I worked in the NHS from 1967 to 2004 nursing and my wife worked from 1965 to 2011 as a midwife. Over those years the Conserative governments have always done their utmost to run the service Into the ground. Frank Dobson was the health secretary from 1997 to 1999 and by far the best health secretary that the NHS had. All others have been less than useless. Over the years as more and more overseas visitors came to the UK the more the service started to creak under the strain of sheer numbers of patients and constant hidden budget cuts. The current health secretary is fragmenting the service to make it easy to sell off each section to the private sector.

durhamjen Sun 28-Aug-16 00:00:40

fullfact.org/europe/eu-immigration-and-pressure-nhs/

fullfact.org/immigration/immigration-and-nhs-staff/

fullfact.org/immigration/some-immigration-facts-factchecked/

You should be careful what you say about immigrants and the NHS.
If all the immigrants went home, we'd be stuck.

The rest I agree with. My mother was a nurse from 1939 to 1982.

whitewave Sun 28-Aug-16 09:28:28

Headline in Observer -Tory wants a dedicated? Tax for the NHS. I haven't read the article yet but if he has the survival of a NHS at the centre of his ideas, then I will support him. I don't care where the support comes from as long as we keep our health service free and comprehensive at the point of need.

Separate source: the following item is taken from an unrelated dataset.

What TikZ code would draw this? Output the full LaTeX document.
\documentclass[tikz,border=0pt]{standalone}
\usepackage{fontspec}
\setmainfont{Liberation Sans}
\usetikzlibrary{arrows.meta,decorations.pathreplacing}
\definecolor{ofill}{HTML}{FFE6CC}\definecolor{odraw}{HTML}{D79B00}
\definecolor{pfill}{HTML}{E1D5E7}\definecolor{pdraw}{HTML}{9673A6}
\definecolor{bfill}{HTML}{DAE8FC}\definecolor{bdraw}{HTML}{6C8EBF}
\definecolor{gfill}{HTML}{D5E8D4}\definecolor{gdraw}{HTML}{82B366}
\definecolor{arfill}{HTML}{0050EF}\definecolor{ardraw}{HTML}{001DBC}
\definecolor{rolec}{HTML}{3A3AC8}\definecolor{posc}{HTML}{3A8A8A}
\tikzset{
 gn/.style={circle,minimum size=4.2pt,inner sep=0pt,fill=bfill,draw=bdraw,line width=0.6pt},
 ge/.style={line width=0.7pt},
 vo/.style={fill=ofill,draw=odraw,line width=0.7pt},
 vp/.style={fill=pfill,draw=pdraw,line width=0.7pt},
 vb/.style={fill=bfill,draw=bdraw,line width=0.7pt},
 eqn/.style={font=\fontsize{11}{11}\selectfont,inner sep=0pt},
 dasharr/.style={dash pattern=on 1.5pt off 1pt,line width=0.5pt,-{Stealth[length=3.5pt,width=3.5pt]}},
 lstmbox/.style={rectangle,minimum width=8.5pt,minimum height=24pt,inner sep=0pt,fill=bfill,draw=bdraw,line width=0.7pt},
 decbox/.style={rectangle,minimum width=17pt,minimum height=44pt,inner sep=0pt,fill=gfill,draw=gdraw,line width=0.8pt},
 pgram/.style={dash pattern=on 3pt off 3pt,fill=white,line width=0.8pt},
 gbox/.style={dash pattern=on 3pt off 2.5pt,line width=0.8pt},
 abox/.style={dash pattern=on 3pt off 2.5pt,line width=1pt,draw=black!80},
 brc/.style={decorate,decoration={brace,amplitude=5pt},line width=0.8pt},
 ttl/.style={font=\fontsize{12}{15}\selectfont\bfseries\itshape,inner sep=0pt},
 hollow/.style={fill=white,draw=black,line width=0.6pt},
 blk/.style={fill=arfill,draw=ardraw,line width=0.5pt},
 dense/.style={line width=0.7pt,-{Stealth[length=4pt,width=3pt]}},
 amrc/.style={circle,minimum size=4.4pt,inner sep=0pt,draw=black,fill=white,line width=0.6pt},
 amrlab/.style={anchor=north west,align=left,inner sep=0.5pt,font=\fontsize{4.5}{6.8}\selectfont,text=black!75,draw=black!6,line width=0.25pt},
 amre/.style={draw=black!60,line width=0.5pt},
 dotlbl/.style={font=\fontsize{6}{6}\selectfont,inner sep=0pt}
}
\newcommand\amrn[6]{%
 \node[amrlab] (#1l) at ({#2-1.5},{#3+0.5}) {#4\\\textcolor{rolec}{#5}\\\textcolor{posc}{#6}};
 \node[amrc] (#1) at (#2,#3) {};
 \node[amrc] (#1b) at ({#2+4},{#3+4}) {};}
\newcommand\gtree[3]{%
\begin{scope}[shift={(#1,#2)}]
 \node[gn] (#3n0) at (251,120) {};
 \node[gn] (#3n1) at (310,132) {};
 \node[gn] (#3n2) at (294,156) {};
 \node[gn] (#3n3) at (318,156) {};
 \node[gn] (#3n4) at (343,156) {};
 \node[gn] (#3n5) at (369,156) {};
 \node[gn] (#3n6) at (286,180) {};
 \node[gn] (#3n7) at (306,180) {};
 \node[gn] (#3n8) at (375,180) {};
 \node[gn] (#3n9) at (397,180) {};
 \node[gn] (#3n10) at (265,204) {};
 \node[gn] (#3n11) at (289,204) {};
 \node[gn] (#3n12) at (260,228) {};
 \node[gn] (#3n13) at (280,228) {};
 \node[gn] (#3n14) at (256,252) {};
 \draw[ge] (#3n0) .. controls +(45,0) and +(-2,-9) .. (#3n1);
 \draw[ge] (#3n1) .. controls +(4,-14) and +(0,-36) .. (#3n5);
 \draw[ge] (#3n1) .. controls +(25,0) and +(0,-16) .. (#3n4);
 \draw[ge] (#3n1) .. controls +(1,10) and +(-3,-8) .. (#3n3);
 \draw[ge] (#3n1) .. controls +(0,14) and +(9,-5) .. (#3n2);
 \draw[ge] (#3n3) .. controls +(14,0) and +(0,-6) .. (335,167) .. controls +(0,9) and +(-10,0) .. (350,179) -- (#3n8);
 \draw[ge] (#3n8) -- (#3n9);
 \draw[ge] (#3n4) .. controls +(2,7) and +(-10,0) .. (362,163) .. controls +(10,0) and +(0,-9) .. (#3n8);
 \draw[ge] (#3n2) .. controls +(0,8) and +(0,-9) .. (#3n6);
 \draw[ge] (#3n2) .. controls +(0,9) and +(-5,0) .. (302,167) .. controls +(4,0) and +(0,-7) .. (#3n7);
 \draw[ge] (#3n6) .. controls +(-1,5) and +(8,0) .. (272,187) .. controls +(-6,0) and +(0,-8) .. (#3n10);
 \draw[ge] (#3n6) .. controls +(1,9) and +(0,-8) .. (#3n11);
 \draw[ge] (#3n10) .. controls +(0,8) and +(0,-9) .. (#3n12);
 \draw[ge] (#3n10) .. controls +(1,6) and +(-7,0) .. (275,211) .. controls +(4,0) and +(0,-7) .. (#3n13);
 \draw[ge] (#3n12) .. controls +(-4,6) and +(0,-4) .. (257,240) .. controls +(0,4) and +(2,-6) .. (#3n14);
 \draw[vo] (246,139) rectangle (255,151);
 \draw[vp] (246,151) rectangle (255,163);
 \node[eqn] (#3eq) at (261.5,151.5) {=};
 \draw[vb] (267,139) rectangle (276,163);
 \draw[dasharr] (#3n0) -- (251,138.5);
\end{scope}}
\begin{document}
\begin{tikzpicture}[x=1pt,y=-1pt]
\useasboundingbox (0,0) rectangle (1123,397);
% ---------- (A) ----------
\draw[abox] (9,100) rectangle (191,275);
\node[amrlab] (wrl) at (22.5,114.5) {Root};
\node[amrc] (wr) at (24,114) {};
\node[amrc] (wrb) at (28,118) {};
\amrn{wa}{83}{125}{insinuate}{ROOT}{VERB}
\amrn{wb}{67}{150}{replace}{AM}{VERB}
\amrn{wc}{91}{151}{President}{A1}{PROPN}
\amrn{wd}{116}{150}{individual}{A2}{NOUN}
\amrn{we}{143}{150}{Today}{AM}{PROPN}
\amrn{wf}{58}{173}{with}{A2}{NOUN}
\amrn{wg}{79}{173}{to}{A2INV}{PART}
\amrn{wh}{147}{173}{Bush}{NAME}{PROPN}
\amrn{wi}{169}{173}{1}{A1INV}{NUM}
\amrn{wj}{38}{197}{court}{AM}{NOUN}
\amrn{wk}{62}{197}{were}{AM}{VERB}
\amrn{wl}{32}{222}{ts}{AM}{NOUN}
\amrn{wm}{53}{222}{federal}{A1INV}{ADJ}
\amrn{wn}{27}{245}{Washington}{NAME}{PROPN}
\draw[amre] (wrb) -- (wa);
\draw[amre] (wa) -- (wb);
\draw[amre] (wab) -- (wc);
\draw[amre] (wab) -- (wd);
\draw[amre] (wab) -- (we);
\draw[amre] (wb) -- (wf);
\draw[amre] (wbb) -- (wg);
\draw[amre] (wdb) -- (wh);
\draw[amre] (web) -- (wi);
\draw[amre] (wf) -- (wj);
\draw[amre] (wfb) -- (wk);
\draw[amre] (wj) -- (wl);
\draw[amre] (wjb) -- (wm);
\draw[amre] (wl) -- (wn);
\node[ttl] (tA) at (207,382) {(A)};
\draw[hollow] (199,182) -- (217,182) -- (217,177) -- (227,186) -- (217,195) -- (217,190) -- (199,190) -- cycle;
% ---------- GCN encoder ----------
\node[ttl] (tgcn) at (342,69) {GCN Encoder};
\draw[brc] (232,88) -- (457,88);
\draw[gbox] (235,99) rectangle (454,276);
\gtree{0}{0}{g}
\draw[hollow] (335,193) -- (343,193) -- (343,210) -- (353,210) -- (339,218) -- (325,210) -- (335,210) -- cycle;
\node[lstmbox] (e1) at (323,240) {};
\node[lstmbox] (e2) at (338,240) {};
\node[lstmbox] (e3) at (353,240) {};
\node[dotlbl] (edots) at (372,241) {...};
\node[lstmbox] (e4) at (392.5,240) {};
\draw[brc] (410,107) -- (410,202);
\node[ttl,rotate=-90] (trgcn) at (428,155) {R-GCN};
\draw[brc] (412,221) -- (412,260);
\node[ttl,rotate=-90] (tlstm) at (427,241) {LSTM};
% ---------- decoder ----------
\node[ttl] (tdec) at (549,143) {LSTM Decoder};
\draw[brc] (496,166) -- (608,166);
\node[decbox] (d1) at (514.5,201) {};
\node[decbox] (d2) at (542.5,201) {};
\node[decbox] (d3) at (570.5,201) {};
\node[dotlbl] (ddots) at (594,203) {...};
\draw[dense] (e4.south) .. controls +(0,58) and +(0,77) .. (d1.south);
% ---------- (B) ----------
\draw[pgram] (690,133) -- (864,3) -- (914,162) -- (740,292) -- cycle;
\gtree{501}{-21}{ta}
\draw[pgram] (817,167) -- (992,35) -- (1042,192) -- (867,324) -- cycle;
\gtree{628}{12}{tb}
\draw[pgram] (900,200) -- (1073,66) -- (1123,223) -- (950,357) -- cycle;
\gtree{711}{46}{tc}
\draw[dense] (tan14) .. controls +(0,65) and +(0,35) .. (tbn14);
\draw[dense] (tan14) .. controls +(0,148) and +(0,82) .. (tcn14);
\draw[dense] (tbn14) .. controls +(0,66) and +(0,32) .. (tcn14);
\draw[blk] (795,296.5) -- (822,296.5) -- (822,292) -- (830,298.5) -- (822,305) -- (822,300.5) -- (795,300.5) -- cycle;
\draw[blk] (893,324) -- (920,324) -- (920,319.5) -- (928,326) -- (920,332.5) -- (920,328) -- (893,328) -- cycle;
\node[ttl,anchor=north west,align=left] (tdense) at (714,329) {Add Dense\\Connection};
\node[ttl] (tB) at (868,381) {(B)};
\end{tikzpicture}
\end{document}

JessM Sun 28-Aug-16 09:39:54

Most new immigrants are young and healthy, and make few demands on NHS. Same goes for all the Australian and New Zealanders who come to work in London for a few years.
There is a higher demand for maternity related services amongst more settled groups of immigrants as some groups tend to have more children than the average. This has a long term benefit - if it was not for this group we would have an even worse ever-aging population profile and even fewer younger people to work and pay taxes over the coming decades.

durhamjen Sun 28-Aug-16 10:26:07

nhap.org/dr-paul-hobday-leader-of-the-national-health-action-party-says-that-we-need-action-now-to-save-the-nhs-what-will-be-left-to-renationalise-in-a-couple-of-years-time-wont-be/

durhamjen Sun 28-Aug-16 10:33:32

www.theguardian.com/society/2016/aug/27/uk-needs-new-tax-to-save-nhs-social-care-from-collapse

This is it, whitewave.

I do not know how a doctor can be a Tory MP and agree with what their own party is doing to the NHS.
He must know there is enough money collected in taxes and NI. He has obviously agreed for it to be spent in different ways. He cannot solve the problem when he is part of it.
He has agreed to reduce the number of tax collectors so that taxes are not collected to the full. He has agreed with the government on spending money on Trident instead of the NHS.

Lewlew Sun 28-Aug-16 11:21:00

Thanks durhamjen and daphnedill... very strange for an official govt site to put in such wrong info, and to what purpose? If the funding has shifted and the pots mixed over time, then what is the point. I wonder what they teach in schools... if at all...about how government works.

daphnedill Sun 28-Aug-16 13:04:49

Lewlew, schools teach almost nothing about how the government works. You probably know a lot more than the average British person born in the UK.

I don't know why the pots have become mixed, but I'm sure tha accountants do.

My personal belief is that National Insurance needs reforming, because it's not doing the job nowadays that it was set up to do. It has been heavily criticised for being a regressive tax, because the wealthiest don't pay proportionately more and because the link between what people pay in and what they get out is almost non-existent.

durhamjen Sun 28-Aug-16 13:57:04

However, it could be changed so that there was no limit to the amount that the wealthy pay.

The point is that it is National INSURANCE.
I cannot recall ever being able to get out as much as I paid in in any insurance schemme I've paid into.
The idea of insurance is that you pay in just in case something bad happens. That should be what the NHS cover is all about, except that people who cannot afford to pay in should also be covered.